Decido che un panino con birra sono la soluzione giusta per soddisfare la mia voglia di pausa pranzo alternativa.

Il locale si presenta spoglio del trambusto serale, in un’atmosfera raccolta ma non dimessa. Troneggia dappertutto una sensazione di total relax, anche negli avventori, non numerosi e all’apparenza habituè.

E’ il momento dell’ordinazione e i miei occhi sono ancora incollati alla lavagna. Non so decidermi. Non è ancora il momento dello studio matto e disperatissimo, con gli stili birrari da imparare a memoria come fossero la tavola periodica degli elementi quando c’era da preparare l’esame di chimica.
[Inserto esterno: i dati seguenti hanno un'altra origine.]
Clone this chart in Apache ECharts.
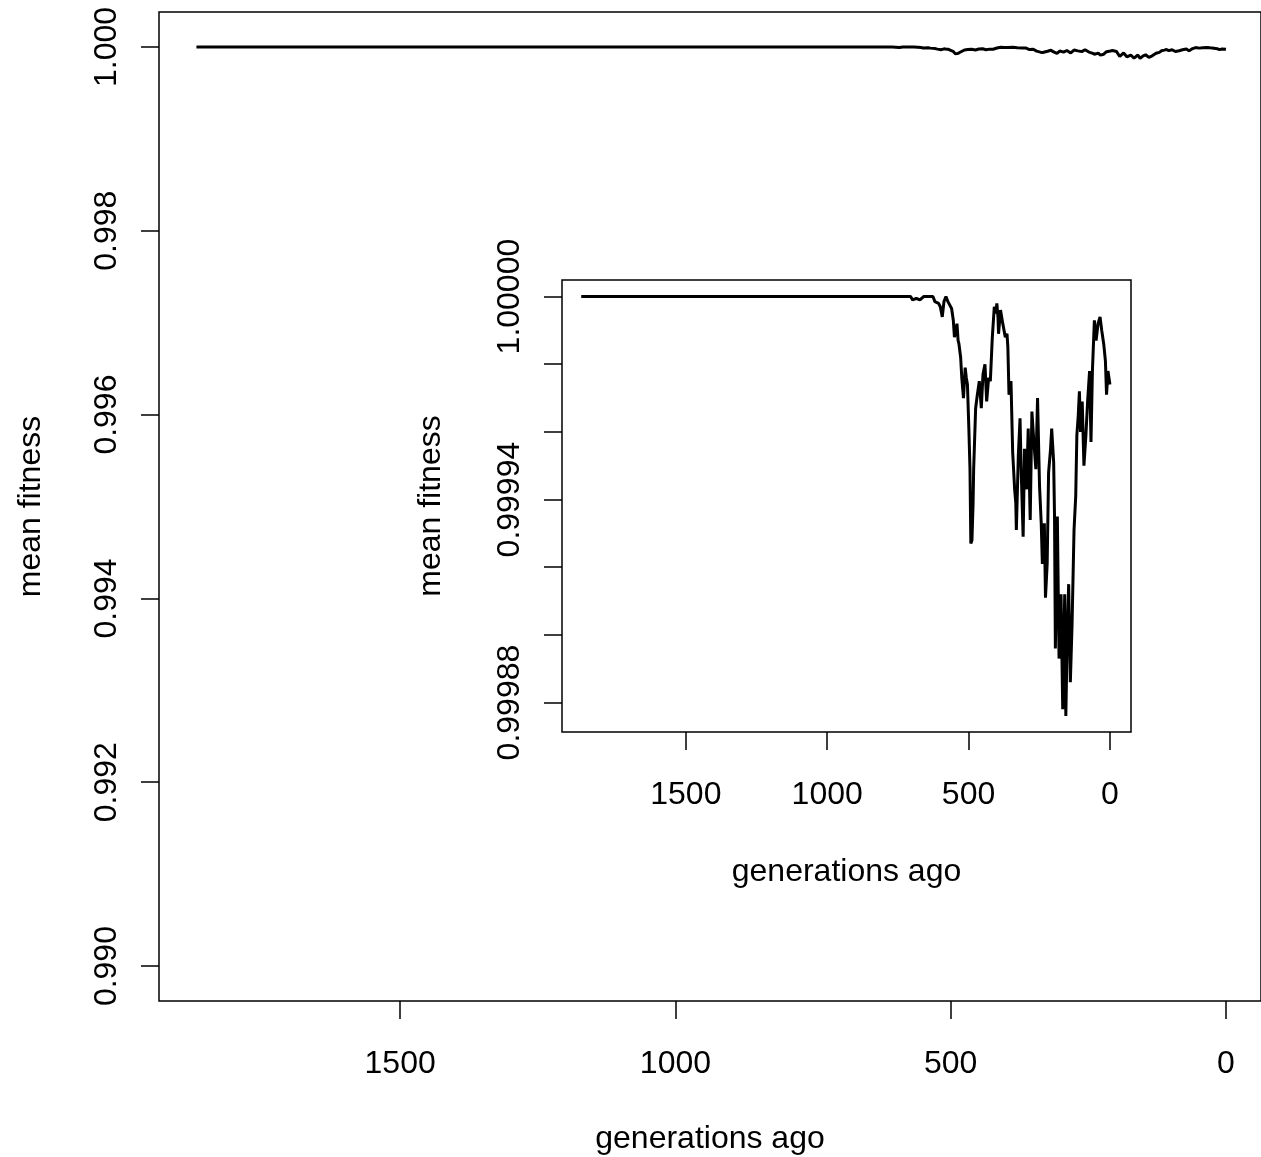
<!DOCTYPE html>
<html>
<head>
<meta charset="utf-8">
<script src="https://cdn.jsdelivr.net/npm/echarts@6/dist/echarts.min.js"></script>
<style>
  html, body { margin: 0; padding: 0; background: #fff; overflow: hidden; }
  #chart { width: 1261px; height: 1157px; }
</style>
</head>
<body>
<div id="chart"></div>
<script>
// generations ago
const gens = [1870, 705, 698, 685, 672, 659, 626, 619, 613, 606, 600, 593, 587, 580, 573, 567, 560, 554, 550, 547, 541, 537, 534, 528, 524, 518, 512, 508, 504, 499, 495, 492, 488, 484, 482, 475, 469, 462, 455, 449, 442, 436, 429, 423, 416, 409, 403, 400, 396, 394, 387, 379, 370, 364, 361, 357, 350, 344, 337, 333, 331, 324, 318, 314, 307, 302, 295, 289, 282, 276, 269, 262, 256, 249, 243, 239, 232, 228, 222, 217, 210, 206, 199, 196, 193, 186, 180, 173, 167, 160, 156, 151, 146, 140, 134, 127, 121, 117, 112, 108, 104, 98, 92, 85, 79, 72, 67, 62, 55, 49, 42, 35, 29, 22, 16, 12, 7, 0];
// mean fitness at those generations
const fitness = [1.0, 1.0, 0.999999, 0.9999995, 0.999999, 1.0, 1.0, 0.9999985, 0.999999, 0.999998, 0.999997, 0.999994, 0.9999985, 1.0, 0.9999985, 0.999998, 0.9999965, 0.999993, 0.999988, 0.999989, 0.999992, 0.999987, 0.999986, 0.999982, 0.999976, 0.99997, 0.999979, 0.999976, 0.999974, 0.999961, 0.999949, 0.999927, 0.999928, 0.999939, 0.999949, 0.999967, 0.999971, 0.999975, 0.999967, 0.999977, 0.99998, 0.999969, 0.999976, 0.999975, 0.999988, 0.999997, 0.999995, 0.999998, 0.999994, 0.999989, 0.999996, 0.999992, 0.999988, 0.999989, 0.999985, 0.999971, 0.999975, 0.999954, 0.999943, 0.999939, 0.999931, 0.999953, 0.999964, 0.999949, 0.999929, 0.999955, 0.999943, 0.999961, 0.999934, 0.999966, 0.999957, 0.999949, 0.99997, 0.999944, 0.999933, 0.999921, 0.999933, 0.999911, 0.999921, 0.999948, 0.999955, 0.999961, 0.999951, 0.999935, 0.999896, 0.999935, 0.999893, 0.999912, 0.999878, 0.999912, 0.999876, 0.9999, 0.999915, 0.999886, 0.999903, 0.999931, 0.999941, 0.999959, 0.999965, 0.999972, 0.99996, 0.999969, 0.99995, 0.999959, 0.999969, 0.999978, 0.999957, 0.999978, 0.999993, 0.999987, 0.999992, 0.999994, 0.99999, 0.999986, 0.999981, 0.999971, 0.999978, 0.999974];

const xTicks = [0, 500, 1000, 1500];
const mainYTicks = [0.990, 0.992, 0.994, 0.996, 0.998, 1.000];
const insetYTicks = [0.99988, 0.99990, 0.99992, 0.99994, 0.99996, 0.99998, 1.00000];
const insetYLabels = [0.99988, 0.99994, 1.00000];

const points = gens.map((g, i) => [g, fitness[i]]);

const font = { fontFamily: 'Liberation Sans, Arial, sans-serif', fontSize: 32, color: '#000' };
const tickStyle = { color: '#000', width: 1.5 };

// the main box runs off the right edge of the page, so its x range stops at -63.6
const xAxisBase = (gridIndex, min, labelMargin, nameGap) => ({
  gridIndex,
  type: 'value',
  inverse: true,
  min,
  max: 1938,
  name: 'generations ago',
  nameLocation: 'middle',
  nameGap,
  nameTextStyle: font,
  axisLine: { show: false, onZero: false },
  splitLine: { show: false },
  axisTick: { show: true, length: 18, customValues: xTicks, lineStyle: tickStyle },
  axisLabel: { ...font, margin: labelMargin, customValues: xTicks, formatter: v => String(v) }
});

const yAxisBase = (gridIndex, min, max, ticks, labels, digits, nameGap) => ({
  gridIndex,
  type: 'value',
  min,
  max,
  name: 'mean fitness',
  nameLocation: 'middle',
  nameGap,
  nameTextStyle: font,
  axisLine: { show: false, onZero: false },
  splitLine: { show: false },
  axisTick: { show: true, length: 18, customValues: ticks, lineStyle: tickStyle },
  axisLabel: { ...font, margin: 36, rotate: 90, customValues: labels, formatter: v => v.toFixed(digits) }
});

const chart = echarts.init(document.getElementById('chart'), null, { renderer: 'canvas' });
chart.setOption({
  animation: false,
  backgroundColor: '#fff',
  grid: [
    { left: 159, top: 12, width: 1102, height: 989, outerBoundsMode: 'none', show: true, borderColor: '#000', borderWidth: 1.5, backgroundColor: 'transparent' },
    { left: 562, top: 280, width: 569, height: 452, outerBoundsMode: 'none', show: true, borderColor: '#000', borderWidth: 1.5, backgroundColor: '#fff' }
  ],
  xAxis: [xAxisBase(0, -63.6, 47, 122), xAxisBase(1, -74.5, 47, 124)],
  yAxis: [
    yAxisBase(0, 0.98962, 1.00038, mainYTicks, mainYTicks, 3, 112),
    yAxisBase(1, 0.9998713, 1.0000049, insetYTicks, insetYLabels, 5, 115)
  ],
  series: [
    {
      type: 'line', xAxisIndex: 0, yAxisIndex: 0, data: points,
      showSymbol: false, lineStyle: { color: '#000', width: 3 }, z: 2
    },
    {
      type: 'line', xAxisIndex: 1, yAxisIndex: 1, data: points,
      showSymbol: false, lineStyle: { color: '#000', width: 3 }, z: 5
    }
  ]
});
</script>
</body>
</html>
Sono solo un pivello alle prime esperienze con la birra.

Ma qualcosa ho già imparato nel mio percorso di formazione.

Ad esempio ho imparato che non mi piacciono le lager, mentre nelle belghe la maltatura mi stufa già al secondo sorso.

Ho solo una vaga idea che le IPA (Indian Pale Ale) siano birre amare, a causa delle elevate quantità di luppolo utilizzato per la preparazione.

Mi butto su una West Coast IPA, sommando il nome intrigante e la volontà di assaggiare qualcosa di mai provato prima, ma anche sottraendo la voglia di interloquire con l’oste nel timore di palesare la scarsa conoscenza in materia.

Primo sorso.

Destro in faccia direttamente da Mike Tyson.

Secondo sorso.

Sdraiato sui binari a contare i vagoni del treno che mi passano sopra dopo essere stato investito.

Solo più tardi scoprirò con una ricerca in internet che le west coast sono una variante delle ipa, con uno stile d’interpretazione divenuto celebre dapprima sulla costa occidentale degli Stati Uniti, e da lì diffusosi nel resto del mondo.

A farla da padrone sono i luppoli americani, che donano sensazioni fruttate, con l’agrume a ergersi imperioso. In bocca colpisce per il gusto secco e l’evidente nota alcolica, con un lunghissimo finale amaricante.

Sono seduto al tavolino della birreria con la faccia da ebete, non mi spiego come si possa concepire una birra con così tante sensazioni diverse eppure farle sembrare perfettamente amalgamate, per un sorso di piena bevibilità, fresco e aromatico al contempo.

Ho il cuore grondante, trafitto dalla freccia di cupido.

Consigli di assaggio:

Spaceman – Birrificio BREWFIST (Lodi)

Antesignana delle west coast ipa all’italiana. Un successo travolgente e inaspettato, che l’ha fatta diventare l’icona di Brewfist. Il birrificio è situato a Lodi e la produzione continua da oltre dieci anni con quantitativi sempre in incremento.

Gusto secco e affilato, su un’avvolgente sensazione agrumata.

Centennial Galaxy – Birrificio HAMMER (Seregno)

Nell’ampliamento della propria gamma il birrificio Hammer, situato nella provincia bergamasca, ha pensato anche ad una west coast, interpretata senza eccessi. L’utilizzo di lieviti specifici donano un gusto morbido, a bilanciare i consueti luppoli per una composita sensazione di frutta tropicale, anche di bergamotto.